What's on the Front Page
The Worcester Daily Spy leads with an official proclamation from President Abraham Lincoln announcing a sweeping commercial treaty with Venezuela, signed August 27, 1860. The full text of the treaty dominates the front page, detailing fifteen articles governing trade, navigation, and diplomatic relations between the United States and the Venezuelan Republic. The agreement covers everything from tariff reciprocity and vessel rights to the treatment of merchants and citizens in each other's territories. Notably, Article IV guarantees religious freedom to American citizens in Venezuela and vice versa—a remarkable inclusion for 1861. The treaty also establishes detailed protocols for neutral shipping during wartime, defines contraband goods explicitly (gunpowder, cannons, ammunition), and protects merchant vessels from seizure except when carrying prohibited war materials. This is government business at its most granular, published for public record and transparency.
Why It Matters
October 1861 was a pivotal moment in American history—six months into the Civil War, with Union armies suffering defeats and Southern secession hardening. Yet the Lincoln administration continued executing pre-war diplomatic agreements, signaling both stability and the hope that international commerce would proceed despite domestic turmoil. Venezuela was crucial to 19th-century American trade networks as a source of agricultural goods and a gateway to Caribbean commerce. By publishing this treaty in full, the Worcester Daily Spy—a Massachusetts paper in a strongly Union state—reassured readers that normal governmental functions persisted and that America maintained its place in the international community even as it tore itself apart.
Hidden Gems
- The treaty protects citizens' property even in wartime: Article I stipulates that if the two nations go to war, merchants have six full months to withdraw their goods and effects without seizure or confiscation—a civility that seems quaint given that the U.S. was actively confiscating Southern property at that very moment.
- Article V allows a foreigner to inherit and own real estate in the other country for 'the longest term which the laws of the country will permit'—a circumspect way of acknowledging that both nations actually prevented foreigners from permanent land ownership, a common practice reflecting deep mistrust of foreign allegiance.

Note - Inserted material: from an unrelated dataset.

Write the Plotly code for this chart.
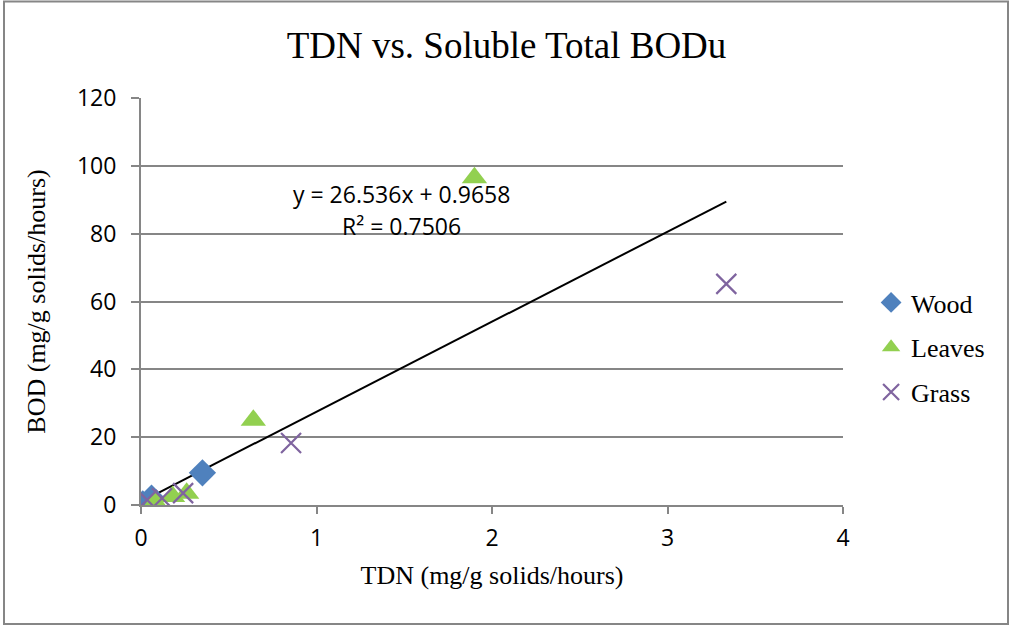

- The masthead reveals the Worcester Daily Spy was established July 1770—making it 91 years old at the time of this publication and one of America's oldest continuously published newspapers, predating the Constitution itself.
- Article XII contains language permitting neutral trade with enemy ports unless they are 'effectively blockaded, besieged, or invested'—language directly relevant to the Union blockade of Confederate ports happening as this paper went to press.
- The subscription rates printed at the top ($5 per annum, 50 cents per month, 12 cents per week) mean a laborer earning $1 per day would need to spend roughly one day's wages monthly to read this paper—making it a significant expense for working people.
Fun Facts
- Edward A. Turpin, the U.S. Minister Resident who negotiated this treaty, served during a period when American diplomatic corps were tiny and vastly underfunded compared to European powers. Just two years earlier, the U.S. had only 32 diplomatic posts worldwide, while Britain had over 100.
- Article XIV's principle that 'free ships shall give freedom to goods' became one of the most contentious points in 19th-century naval law. The Union would later violate this principle aggressively during the Civil War, seizing British and neutral vessels trading with the Confederacy—creating enormous diplomatic friction with Britain and nearly pulling Britain into the war on the Southern side.
- Venezuela's mention of 'fisheries' in the trade articles (Article IX) was no small thing: Venezuelan pearl fisheries were legendary and enormously valuable. By 1861, however, they were already in decline due to overharvesting, a cautionary tale about sustainable resource extraction 150 years before it became fashionable.
- The treaty's detailed contraband list in Article XIII draws directly from the Declaration of Paris (1856), which the U.S. had refused to sign. By incorporating these definitions into the Venezuela treaty, Lincoln was essentially endorsing international maritime law while the Civil War was turning American waters into zones of unprecedented naval warfare.
- That this treaty was signed in August 1860 and published in Worcester in October 1861—a 14-month lag—reflects the slow, printed communication networks of the era. By the time readers in Massachusetts saw this agreement, Lincoln had already won election, seven states had seceded, and Fort Sumter had been attacked.